Out to Die makes the usual unremarkable ugliness of regular humanity even less remarkable. Even more regular.

After the next stop, this train is express to town. Language cannot express my disappointment at this. I’m only halfway through this damn thing.

Actually it is this track that features some unexpected drum fills. Track four: The Grin from the Gallows. I was kinda hoping it would expand into a drum solo, but it didn’t.

Listening to Out to Die at my local semi-rural train stop is also instructive. Why is this album not the soundtrack to the morning morass of enslaved soulless working class? Even though, from this train stop, the commuters would tell me that they’re middle class. Sorry honey, you’re enslaved just like the factory workers in Salisbury.

But anyway. This album is imbued with evil overtones, as black thrash should be. It’s hard to describe the typical nature of these riffs. Riffs that create midtones and undertones, setting the overall scene and tonality of the remainder, but also driving the tracks forward. The rhythm section supports it, but the guitars drive it.

Guitar-driven music. Thrash.

AURA NOIR do this so much differently to bands like Goatwhore. It’s professional but less polished. In the common eye, but underground. On a major label but with the sensibilities of those fabulous, kvlt, underground bands that you wish would produce music more often, would play live more frequently.

Fuck, look at me, waxing lyrical. Out to Die does this. It excites me more every time I hear it.

As far as being a commuter album, it’s not one of those releases you can really listen to just in the train and during the walk to work. You are far better off listening to this thing before your journey, during your journey, and on your way into work. You don’t want to miss even one piece of it. My train journey is roughly 20 mins to half an hour, depending on the driver. This album is over half an hour in length. Make sure you give yourself enough time to indulge.

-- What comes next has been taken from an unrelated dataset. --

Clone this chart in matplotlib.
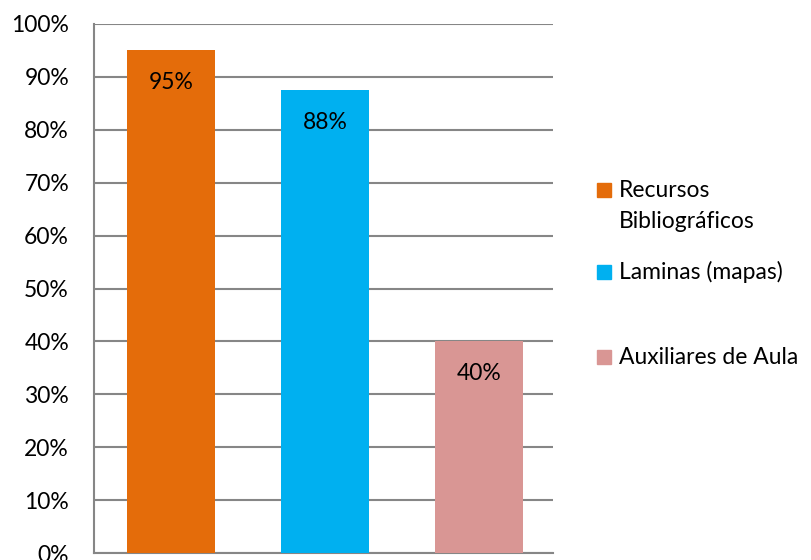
import matplotlib.pyplot as plt
from matplotlib.patches import Rectangle
from matplotlib.ticker import PercentFormatter

plt.rcParams['font.family'] = ['Lato', 'DejaVu Sans']

categories = ['Recursos\nBibliográficos', 'Laminas (mapas)', 'Auxiliares de Aula']
values = [95, 87.5, 40]
value_labels = ['95%', '88%', '40%']
colors = ['#E46C0A', '#00B0F0', '#D99694']
yticks = list(range(0, 101, 10))

W, H = 811, 560
FS = 16.5

fig = plt.figure(figsize=(W / 100, H / 100), dpi=100)
ax = fig.add_axes([94 / W, 1 - 553 / H, (553 - 94) / W, (553 - 24) / H])

x = range(len(values))
bars = ax.bar(x, values, width=0.57, color=colors, zorder=3)
for b, lab in zip(bars, value_labels):
    ax.annotate(lab, (b.get_x() + b.get_width() / 2, b.get_height()),
                xytext=(0, -23), textcoords='offset points',
                ha='center', va='center', fontsize=FS, color='black')

ax.set_xlim(-0.5, 2.48)
ax.set_ylim(0, 100)
ax.set_yticks(yticks)
ax.yaxis.set_major_formatter(PercentFormatter(decimals=0))
ax.set_xticks([])
ax.tick_params(axis='y', length=0, labelsize=FS, pad=18)
ax.grid(axis='y', color='#868686', linewidth=1.5, zorder=0)
for s in ['top', 'right']:
    ax.spines[s].set_visible(False)
for s in ['left', 'bottom']:
    ax.spines[s].set_color('#868686')
    ax.spines[s].set_linewidth(1.5)

# leyenda a mano (estilo Excel: cuadro alineado con la primera linea)
handle_y = [190, 272, 357]
text_y = [206, 272, 357]
for c, lab, hy, ty in zip(colors, categories, handle_y, text_y):
    fig.patches.append(Rectangle((597 / W, 1 - (hy + 7) / H), 14 / W, 14 / H,
                                 transform=fig.transFigure, color=c))
    fig.text(619 / W, 1 - ty / H, lab, ha='left', va='center',
             fontsize=FS, linespacing=1.6)

fig.savefig('out.png', dpi=100)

And besides, it will give you the strength to face whatever shithole you work in. Cos let’s face it: all work is shit.

By contrast, great metal just gets better.

Just a note for the shufflers among you, this stands out. The sheer pace and energy in Out to Die will shock the shit out of you, especially if you have a lot of rock or doom or stoner stuff on your mp3 player.

Standout track? For me, third to last: Priest’s Hellish Fiend.

Go get this album when it’s out. More especially if you’re a SODOM fan. You will love it.

AURA NOIR’s OUT TO DIE IS IN STORES THIS MONTH: 23rd in Europe/World; 27th in the USA.